Nomadland filmmaker Chloe Zhao became only the second woman, and the first woman of colour, to win the BAFTA for best director, and star Frances McDormand was named best actress. Nomadland also took the cinematography prize.
Emerald Fennell's revenge comedy Promising Young Woman was named best British film, while the best actor trophy went to 83-year-old Anthony Hopkins for playing a man grappling with dementia in The Father.
An event that was criticised in the recent past with the label #BAFTAsSoWhite rewarded a diverse group of talents, including Black British star Daniel Kaluuya, newcomer Bukky Bakray — who shone as a London teenager in Rocks — and veteran Korean actress Yuh-Jung Youn.
Tribute to Prince Philip
Prince William, who had been due to attend and make a speech in his role as president of Britain's film academy, was absent following the death of his grandfather.
The ceremony opened with a tribute to Philip. Hosts Dermot O'Leary and Edith Bowman started the ceremony with a touching tribute to Prince Philip, acknowledging his "very special place in BAFTA history" after he served as the first president from 1959 to 1965.
Prince Philip died at the age of 99 on Friday and his patronage of the BAFTAs meant that his loss was felt deeply by the British film industry.
O'Leary started the tribute, saying: "Before we start tonight we want to say that on behalf of BAFTA, we are extremely saddened by the passing of his royal highness Prince Philip, Duke of Edinburgh, on Friday.
"The duke was BAFTA's very first president over 60 years ago and was the first royal patron, a line that goes all the way through to BAFTA's current president, his grandson the Duke of Cambridge."
Bowman continued: "It was Prince Philip and her Majesty the Queen's support throughout these years that in many ways allowed BAFTA, a leading charity in the arts, to continue in difficult times and to be here today in 2021.
"The Duke of Edinburgh occupies a very special place in BAFTA history and he will be missed. Our thoughts are with the royal family."
How the remote BATFAs unfolded
Presenters including Hugh Grant, Tom Hiddleston, Gugu Mbatha-Raw and Priyanka Chopra Jonas announced the winners from the stage of London's Royal Albert Hall, but recipients accepted their honours remotely, and there was no black-tie audience to cheer them on.
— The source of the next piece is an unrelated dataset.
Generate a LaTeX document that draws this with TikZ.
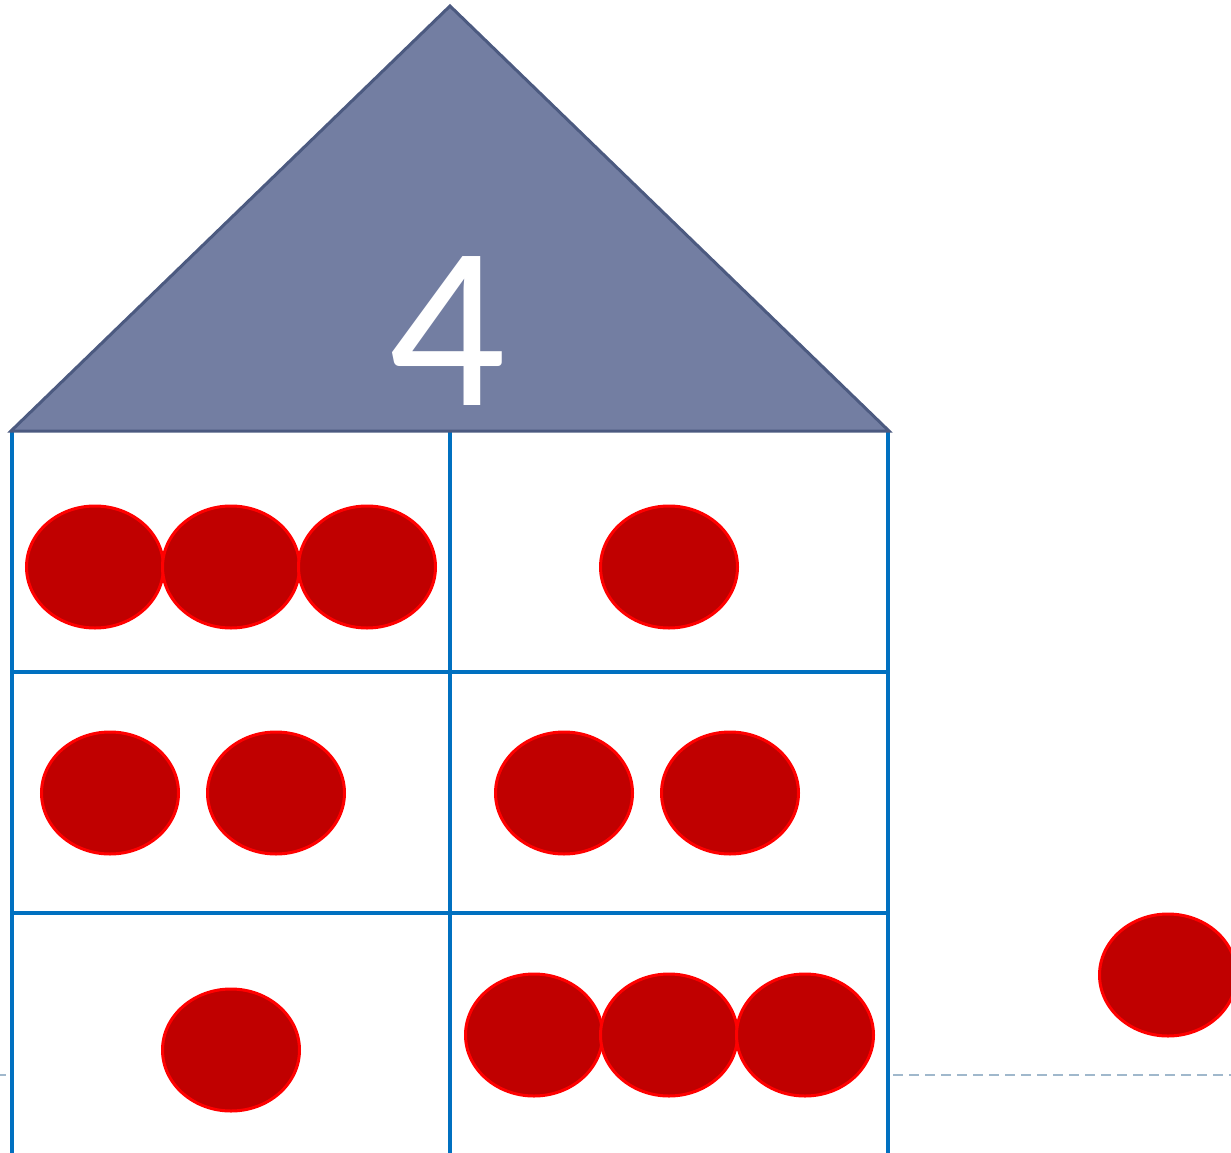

Director Remi Weekes, who won the British debut prize for his first feature, His House, noted the surreal sensation of accepting the award while sitting in his living room in a tuxedo.
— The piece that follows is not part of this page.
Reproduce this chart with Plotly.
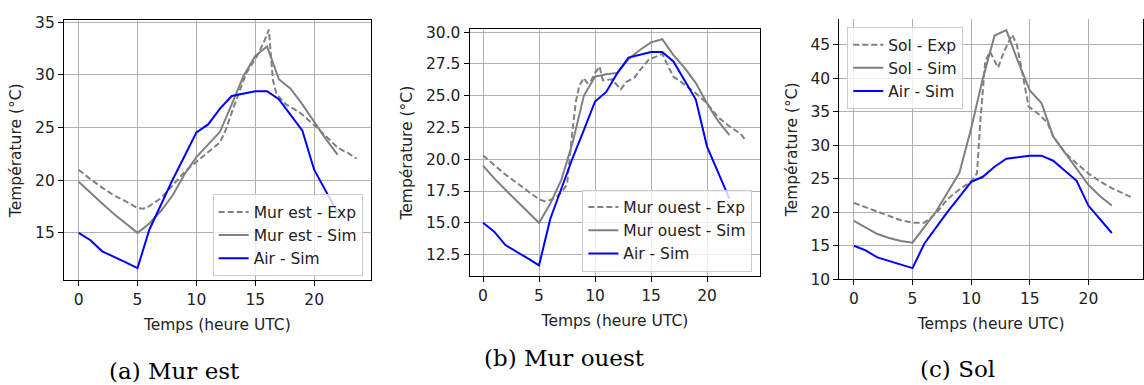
import plotly.graph_objects as go

# heures de simulation (pas horaire)
hours_sim = list(range(0, 23))

# air - simulation (identique sur les 3 panneaux)
air_sim = [15.0, 14.3, 13.25, 12.75, 12.2, 11.65, 15.3, 17.7, 20.1, 22.3, 24.55, 25.3,
           26.8, 28.0, 28.2, 28.45, 28.45, 27.7, 26.2, 24.7, 21.0, 18.9, 16.9]

# (a) mur est
est_sim = [19.85, 18.8, 17.8, 16.8, 15.9, 15.0, 15.9, 17.1, 18.6, 20.6, 22.2, 23.4,
           24.6, 27.2, 29.9, 31.8, 32.7, 29.6, 28.7, 27.2, 25.5, 23.9, 22.4]
est_exp_t = [0, 1, 2, 3, 4, 5, 5.5, 6, 7, 8, 9, 10, 11, 12, 12.5, 13.1, 14.2, 15.2, 15.8,
             16.15, 16.5, 16.8, 17.6, 18.75, 20, 21, 22, 23, 23.6]
est_exp = [21.0, 20.1, 19.3, 18.55, 18.0, 17.35, 17.3, 17.55, 18.3, 19.5, 20.8, 21.75, 22.65,
           23.6, 24.8, 26.75, 30.1, 31.9, 33.3, 34.3, 29.5, 28.2, 27.2, 26.45, 25.25, 24.2,
           23.1, 22.5, 22.05]

# (b) mur ouest
ouest_sim = [19.5, 18.5, 17.6, 16.75, 15.9, 15.0, 16.5, 18.4, 21.3, 25.0, 26.5, 26.7,
             26.8, 27.9, 28.6, 29.2, 29.45, 28.2, 27.2, 26.0, 24.4, 23.0, 21.9]
ouest_exp_t = [0, 1, 2, 3, 4, 5, 5.5, 6, 6.5, 7, 7.5, 7.8, 8.0, 8.3, 8.6, 9.0, 9.3, 9.6, 10.0,
               10.4, 10.7, 11.5, 12.3, 12.8, 13.5, 14.0, 14.8, 15.5, 16.0, 16.6, 17.0, 17.5,
               18.2, 19.0, 20.0, 21.0, 22.0, 23.0, 23.5]
ouest_exp = [20.3, 19.55, 18.8, 18.15, 17.5, 16.85, 16.7, 16.8, 17.0, 17.4, 18.0, 20.8, 22.4,
             24.6, 25.8, 26.4, 26.0, 26.1, 26.8, 27.3, 26.2, 26.3, 25.5, 26.1, 26.4, 27.0,
             27.85, 28.1, 28.3, 27.2, 26.5, 26.2, 25.7, 25.2, 24.4, 23.3, 22.6, 22.0, 21.45]

# (c) sol
sol_sim = [18.7, 17.7, 16.75, 16.15, 15.7, 15.45, 17.7, 20.1, 23.0, 25.9, 32.5, 40.0,
           46.4, 47.2, 42.5, 38.2, 36.3, 31.3, 28.9, 26.5, 24.1, 22.4, 21.0]
sol_exp_t = [0, 1, 2, 3, 4, 5, 6, 7, 8, 9, 10, 10.5, 10.8, 11.2, 11.6, 12.3, 12.8, 13.5,
             13.9, 14.5, 14.9, 15.8, 16.5, 17, 18, 19, 20, 21, 22, 23, 23.6]
sol_exp = [21.4, 20.75, 20.1, 19.4, 18.8, 18.45, 18.45, 19.8, 22.0, 23.4, 24.6, 25.8, 34.0,
           42.5, 44.0, 41.6, 44.0, 46.5, 45.0, 39.6, 35.8, 34.6, 33.4, 31.3, 28.9, 27.3,
           25.8, 24.6, 23.6, 22.8, 22.3]

GRAY = "#808080"
BLUE = "#0000ff"
W, H = 1144, 385
FS = 15.5

panels = [
    # name, exp_t, exp, sim, x px (left, right), y px (top, bottom), x range, y range, y ticks
    ("Mur est", est_exp_t, est_exp, est_sim, (64, 371), (14, 285), [-1.25, 24.8], [10.51, 35.18],
     [15, 20, 25, 30, 35], "d"),
    ("Mur ouest", ouest_exp_t, ouest_exp, ouest_sim, (470, 761), (23, 281), [-1.2, 24.76], [10.79, 30.25],
     [12.5, 15, 17.5, 20, 22.5, 25, 27.5, 30], ".1f"),
    ("Sol", sol_exp_t, sol_exp, sol_sim, (840, 1144), (13, 284), [-1.25, 24.66], [10, 48.8],
     [10, 15, 20, 25, 30, 35, 40, 45], "d"),
]

fig = go.Figure()
layout = dict(width=W, height=H, margin=dict(l=0, r=0, t=0, b=0),
              paper_bgcolor="white", plot_bgcolor="white",
              font=dict(family="DejaVu Sans", size=FS, color="#222"),
              annotations=[])

legend_pos = [
    dict(x=363 / W, y=(H - 281) / H, xanchor="right", yanchor="bottom"),
    dict(x=753 / W, y=(H - 276) / H, xanchor="right", yanchor="bottom"),
    dict(x=848 / W, y=(H - 21) / H, xanchor="left", yanchor="top"),
]

for i, (name, et, ev, sv, xp, yp, xr, yr, yt, fmt) in enumerate(panels):
    n = "" if i == 0 else str(i + 1)
    leg = "legend" + n
    xa, ya = "x" + n, "y" + n
    fig.add_trace(go.Scatter(x=et, y=ev, mode="lines", name=name + " - Exp", legend=leg,
                             line=dict(color=GRAY, width=2, dash="6px,3px"), xaxis=xa, yaxis=ya))
    fig.add_trace(go.Scatter(x=hours_sim, y=sv, mode="lines", name=name + " - Sim", legend=leg,
                             line=dict(color=GRAY, width=2), xaxis=xa, yaxis=ya))
    fig.add_trace(go.Scatter(x=hours_sim, y=air_sim, mode="lines", name="Air - Sim", legend=leg,
                             line=dict(color=BLUE, width=2), xaxis=xa, yaxis=ya))

    layout["xaxis" + n] = dict(
        domain=[xp[0] / W, xp[1] / W], anchor=ya, range=xr,
        tickvals=[0, 5, 10, 15, 20], ticks="outside", ticklen=5, tickcolor="black",
        tickfont=dict(size=FS, color="#222"),
        showgrid=True, gridcolor="#b0b0b0", gridwidth=1, zeroline=False,
        showline=True, linecolor="black", linewidth=1, mirror=(i < 2),
        title=dict(text="Temps (heure UTC)", standoff=11, font=dict(size=FS)),
    )
    layout["yaxis" + n] = dict(
        domain=[(H - yp[1]) / H, (H - yp[0]) / H], anchor=xa, range=yr,
        tickvals=yt, tickformat=fmt, ticks="outside", ticklen=5, tickcolor="black",
        tickfont=dict(size=FS, color="#222"),
        showgrid=True, gridcolor="#b0b0b0", gridwidth=1, zeroline=False,
        showline=True, linecolor="black", linewidth=1, mirror=True,
        title=dict(text="Température (°C)", standoff=9, font=dict(size=FS)),
    )
    layout[leg] = dict(**legend_pos[i], bgcolor="rgba(255,255,255,0.8)",
                       bordercolor="#cccccc", borderwidth=1,
                       font=dict(size=FS, color="#222"), tracegroupgap=0)

# les sous-titres
captions = [("(a) Mur est", 175, 380), ("(b) Mur ouest", 565, 366), ("(c) Sol", 958, 378)]
for txt, cx, cy in captions:
    layout["annotations"].append(dict(
        text=txt, x=cx / W, y=(H - cy) / H, xref="paper", yref="paper",
        xanchor="center", yanchor="middle", showarrow=False,
        font=dict(family="DejaVu Serif", size=23, color="black")))

fig.update_layout(**layout)
# pas de marge autour de la figure dans la page, pas de barre d'outils
fig.write_html("out.html", config={"displayModeBar": False},
               post_script="document.body.style.margin='0';")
The big winner of the night, Nomadland, stars McDormand as a middle-aged woman who travels the American West while living out of her van and picking up short-term work.
Winning director Zhao, who lived among real American travelers for the film, thanked "the nomadic community who so generously welcomed us into their lives".
"How we treat our elders says a lot about who we are as a society, and we need to do better," she said.
The only previous female directing winner was Kathryn Bigelow in 2010 for The Hurt Locker.
The British film academy expanded its voting membership and shook up its rules last year in an attempt to address a glaring lack of diversity in the nominations. In 2020, no women were nominated as best director for a seventh consecutive year, and all 20 nominees in the lead and supporting performer categories were white.
Under new rules that, among other things, made watching all longlisted films compulsory for academy voters, this year's slate of acting nominees was strikingly more diverse, and four of the six filmmakers nominated for best director were women: Zhao, Sarah Gavron (Rocks), Shannon Murphy (Babyteeth) and Jasmila Zbanic (Quo Vadis, Aida?).
Asked what her directing prize meant for Asian women in film, Zhao said: "If this means more people like me get to live their dreams, then I feel very grateful."
BAFTA chief executive Amanda Berry said the academy was "determined to make change".
"We are not there yet, this is definitely still a work in progress, but I am really pleased with how far we have come," she said.
Kaluuya was named best supporting actor for playing Black Panther leader Fred Hampton in Judas and the Black Messiah.
Bakray, 19, won the Rising Star award, whose previous winners include Kaluuya, Kristin Stewart, Tom Hardy and John Boyega.
"I don't know how to feel," she said. "When we filmed Rocks, I thought 100 people would watch this film, max."
Danish director Thomas Vinterberg's Another Round was named best film not in the English language. Vinterberg paid tribute to his daughter Ida, who had been due to appear in the film and died in a car crash at the start of the shoot.
"We made this movie for her, so the honour granted by you, BAFTA voters, means more to us than you could ever imagine," he said.
BAFTAs in craft and backstage categories were handed out in a separate ceremony on Saturday, when Ma Rainey's Black Bottom won two prizes, for costume design and hair and makeup.
Other double winners included The Father (best actor and adapted screenplay), Sound of Metal (editing and sound), Promising Young Woman (British film and original screenplay) and Soul (animated film and musical score).
Director Ang Lee was awarded the academy's top honour, the BAFTA Fellowship.
Actor, writer and director Noel Clarke received the outstanding British contribution to cinema award, dedicating it to "my young Black boys and girls out there that never believed it could happen to them".